'''

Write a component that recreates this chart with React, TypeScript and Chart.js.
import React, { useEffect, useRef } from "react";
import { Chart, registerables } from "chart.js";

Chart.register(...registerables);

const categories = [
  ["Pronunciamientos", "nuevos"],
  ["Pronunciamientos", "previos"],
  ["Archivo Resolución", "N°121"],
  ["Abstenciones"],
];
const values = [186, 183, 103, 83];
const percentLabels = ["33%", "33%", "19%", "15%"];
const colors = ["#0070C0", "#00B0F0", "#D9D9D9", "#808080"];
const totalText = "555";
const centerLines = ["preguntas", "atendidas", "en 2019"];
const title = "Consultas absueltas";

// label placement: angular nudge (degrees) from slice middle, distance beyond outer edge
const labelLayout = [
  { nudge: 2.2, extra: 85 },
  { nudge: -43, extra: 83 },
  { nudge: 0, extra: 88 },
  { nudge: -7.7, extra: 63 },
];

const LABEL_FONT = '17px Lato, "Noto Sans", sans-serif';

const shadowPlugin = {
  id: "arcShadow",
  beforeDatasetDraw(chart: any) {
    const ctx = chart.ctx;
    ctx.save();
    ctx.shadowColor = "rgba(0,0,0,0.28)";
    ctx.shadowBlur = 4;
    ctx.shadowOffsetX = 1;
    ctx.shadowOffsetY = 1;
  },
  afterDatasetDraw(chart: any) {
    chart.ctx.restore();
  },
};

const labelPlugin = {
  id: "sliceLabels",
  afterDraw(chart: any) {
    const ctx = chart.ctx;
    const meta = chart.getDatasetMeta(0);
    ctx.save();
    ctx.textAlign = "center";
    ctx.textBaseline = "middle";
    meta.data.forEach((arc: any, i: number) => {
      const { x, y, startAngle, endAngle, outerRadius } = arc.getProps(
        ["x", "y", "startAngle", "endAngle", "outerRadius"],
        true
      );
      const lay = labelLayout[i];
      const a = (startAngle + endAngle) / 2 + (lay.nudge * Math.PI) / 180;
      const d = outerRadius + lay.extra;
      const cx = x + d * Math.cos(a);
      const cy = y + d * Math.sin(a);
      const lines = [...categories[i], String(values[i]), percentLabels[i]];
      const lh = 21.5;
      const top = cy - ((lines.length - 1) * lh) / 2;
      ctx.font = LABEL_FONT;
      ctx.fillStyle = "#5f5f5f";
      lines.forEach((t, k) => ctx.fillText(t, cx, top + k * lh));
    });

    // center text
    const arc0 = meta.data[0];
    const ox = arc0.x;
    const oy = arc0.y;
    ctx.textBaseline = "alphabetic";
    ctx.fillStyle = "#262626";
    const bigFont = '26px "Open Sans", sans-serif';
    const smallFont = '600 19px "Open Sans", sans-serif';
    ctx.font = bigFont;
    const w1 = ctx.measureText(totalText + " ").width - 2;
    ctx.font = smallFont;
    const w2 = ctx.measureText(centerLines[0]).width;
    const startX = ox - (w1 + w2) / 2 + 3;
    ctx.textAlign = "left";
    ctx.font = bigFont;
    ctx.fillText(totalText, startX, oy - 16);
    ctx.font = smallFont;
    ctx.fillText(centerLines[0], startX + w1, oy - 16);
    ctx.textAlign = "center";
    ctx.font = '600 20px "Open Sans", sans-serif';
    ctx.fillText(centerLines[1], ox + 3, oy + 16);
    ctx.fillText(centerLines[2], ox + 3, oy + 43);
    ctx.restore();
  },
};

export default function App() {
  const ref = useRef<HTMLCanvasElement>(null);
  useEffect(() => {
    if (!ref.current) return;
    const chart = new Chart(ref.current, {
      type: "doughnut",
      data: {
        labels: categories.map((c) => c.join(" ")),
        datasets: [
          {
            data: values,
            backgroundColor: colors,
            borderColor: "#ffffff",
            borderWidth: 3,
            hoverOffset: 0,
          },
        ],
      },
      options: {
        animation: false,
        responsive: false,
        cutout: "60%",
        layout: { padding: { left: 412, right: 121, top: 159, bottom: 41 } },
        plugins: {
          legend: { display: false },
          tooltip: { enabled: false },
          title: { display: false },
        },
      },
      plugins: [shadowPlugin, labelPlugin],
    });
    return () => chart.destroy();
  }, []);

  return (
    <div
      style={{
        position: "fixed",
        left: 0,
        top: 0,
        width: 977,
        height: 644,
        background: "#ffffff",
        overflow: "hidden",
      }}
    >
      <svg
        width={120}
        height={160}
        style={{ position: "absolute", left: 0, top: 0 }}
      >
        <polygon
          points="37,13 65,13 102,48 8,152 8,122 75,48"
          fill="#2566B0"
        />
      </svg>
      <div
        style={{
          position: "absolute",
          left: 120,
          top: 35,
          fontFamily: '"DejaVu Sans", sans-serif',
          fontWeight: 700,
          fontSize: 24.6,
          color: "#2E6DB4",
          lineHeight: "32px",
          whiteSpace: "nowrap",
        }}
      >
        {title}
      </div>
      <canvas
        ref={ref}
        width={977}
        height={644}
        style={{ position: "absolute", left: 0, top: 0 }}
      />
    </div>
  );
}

'''

Short problem: Copy out the whole listing, exactly as written.

Answer for the task:
Write a component that recreates this chart with React, TypeScript and Chart.js.
import React, { useEffect, useRef } from "react";
import { Chart, registerables } from "chart.js";

Chart.register(...registerables);

const categories = [
  ["Pronunciamientos", "nuevos"],
  ["Pronunciamientos", "previos"],
  ["Archivo Resolución", "N°121"],
  ["Abstenciones"],
];
const values = [186, 183, 103, 83];
const percentLabels = ["33%", "33%", "19%", "15%"];
const colors = ["#0070C0", "#00B0F0", "#D9D9D9", "#808080"];
const totalText = "555";
const centerLines = ["preguntas", "atendidas", "en 2019"];
const title = "Consultas absueltas";

// label placement: angular nudge (degrees) from slice middle, distance beyond outer edge
const labelLayout = [
  { nudge: 2.2, extra: 85 },
  { nudge: -43, extra: 83 },
  { nudge: 0, extra: 88 },
  { nudge: -7.7, extra: 63 },
];

const LABEL_FONT = '17px Lato, "Noto Sans", sans-serif';

const shadowPlugin = {
  id: "arcShadow",
  beforeDatasetDraw(chart: any) {
    const ctx = chart.ctx;
    ctx.save();
    ctx.shadowColor = "rgba(0,0,0,0.28)";
    ctx.shadowBlur = 4;
    ctx.shadowOffsetX = 1;
    ctx.shadowOffsetY = 1;
  },
  afterDatasetDraw(chart: any) {
    chart.ctx.restore();
  },
};

const labelPlugin = {
  id: "sliceLabels",
  afterDraw(chart: any) {
    const ctx = chart.ctx;
    const meta = chart.getDatasetMeta(0);
    ctx.save();
    ctx.textAlign = "center";
    ctx.textBaseline = "middle";
    meta.data.forEach((arc: any, i: number) => {
      const { x, y, startAngle, endAngle, outerRadius } = arc.getProps(
        ["x", "y", "startAngle", "endAngle", "outerRadius"],
        true
      );
      const lay = labelLayout[i];
      const a = (startAngle + endAngle) / 2 + (lay.nudge * Math.PI) / 180;
      const d = outerRadius + lay.extra;
      const cx = x + d * Math.cos(a);
      const cy = y + d * Math.sin(a);
      const lines = [...categories[i], String(values[i]), percentLabels[i]];
      const lh = 21.5;
      const top = cy - ((lines.length - 1) * lh) / 2;
      ctx.font = LABEL_FONT;
      ctx.fillStyle = "#5f5f5f";
      lines.forEach((t, k) => ctx.fillText(t, cx, top + k * lh));
    });

    // center text
    const arc0 = meta.data[0];
    const ox = arc0.x;
    const oy = arc0.y;
    ctx.textBaseline = "alphabetic";
    ctx.fillStyle = "#262626";
    const bigFont = '26px "Open Sans", sans-serif';
    const smallFont = '600 19px "Open Sans", sans-serif';
    ctx.font = bigFont;
    const w1 = ctx.measureText(totalText + " ").width - 2;
    ctx.font = smallFont;
    const w2 = ctx.measureText(centerLines[0]).width;
    const startX = ox - (w1 + w2) / 2 + 3;
    ctx.textAlign = "left";
    ctx.font = bigFont;
    ctx.fillText(totalText, startX, oy - 16);
    ctx.font = smallFont;
    ctx.fillText(centerLines[0], startX + w1, oy - 16);
    ctx.textAlign = "center";
    ctx.font = '600 20px "Open Sans", sans-serif';
    ctx.fillText(centerLines[1], ox + 3, oy + 16);
    ctx.fillText(centerLines[2], ox + 3, oy + 43);
    ctx.restore();
  },
};

export default function App() {
  const ref = useRef<HTMLCanvasElement>(null);
  useEffect(() => {
    if (!ref.current) return;
    const chart = new Chart(ref.current, {
      type: "doughnut",
      data: {
        labels: categories.map((c) => c.join(" ")),
        datasets: [
          {
            data: values,
            backgroundColor: colors,
            borderColor: "#ffffff",
            borderWidth: 3,
            hoverOffset: 0,
          },
        ],
      },
      options: {
        animation: false,
        responsive: false,
        cutout: "60%",
        layout: { padding: { left: 412, right: 121, top: 159, bottom: 41 } },
        plugins: {
          legend: { display: false },
          tooltip: { enabled: false },
          title: { display: false },
        },
      },
      plugins: [shadowPlugin, labelPlugin],
    });
    return () => chart.destroy();
  }, []);

  return (
    <div
      style={{
        position: "fixed",
        left: 0,
        top: 0,
        width: 977,
        height: 644,
        background: "#ffffff",
        overflow: "hidden",
      }}
    >
      <svg
        width={120}
        height={160}
        style={{ position: "absolute", left: 0, top: 0 }}
      >
        <polygon
          points="37,13 65,13 102,48 8,152 8,122 75,48"
          fill="#2566B0"
        />
      </svg>
      <div
        style={{
          position: "absolute",
          left: 120,
          top: 35,
          fontFamily: '"DejaVu Sans", sans-serif',
          fontWeight: 700,
          fontSize: 24.6,
          color: "#2E6DB4",
          lineHeight: "32px",
          whiteSpace: "nowrap",
        }}
      >
        {title}
      </div>
      <canvas
        ref={ref}
        width={977}
        height={644}
        style={{ position: "absolute", left: 0, top: 0 }}
      />
    </div>
  );
}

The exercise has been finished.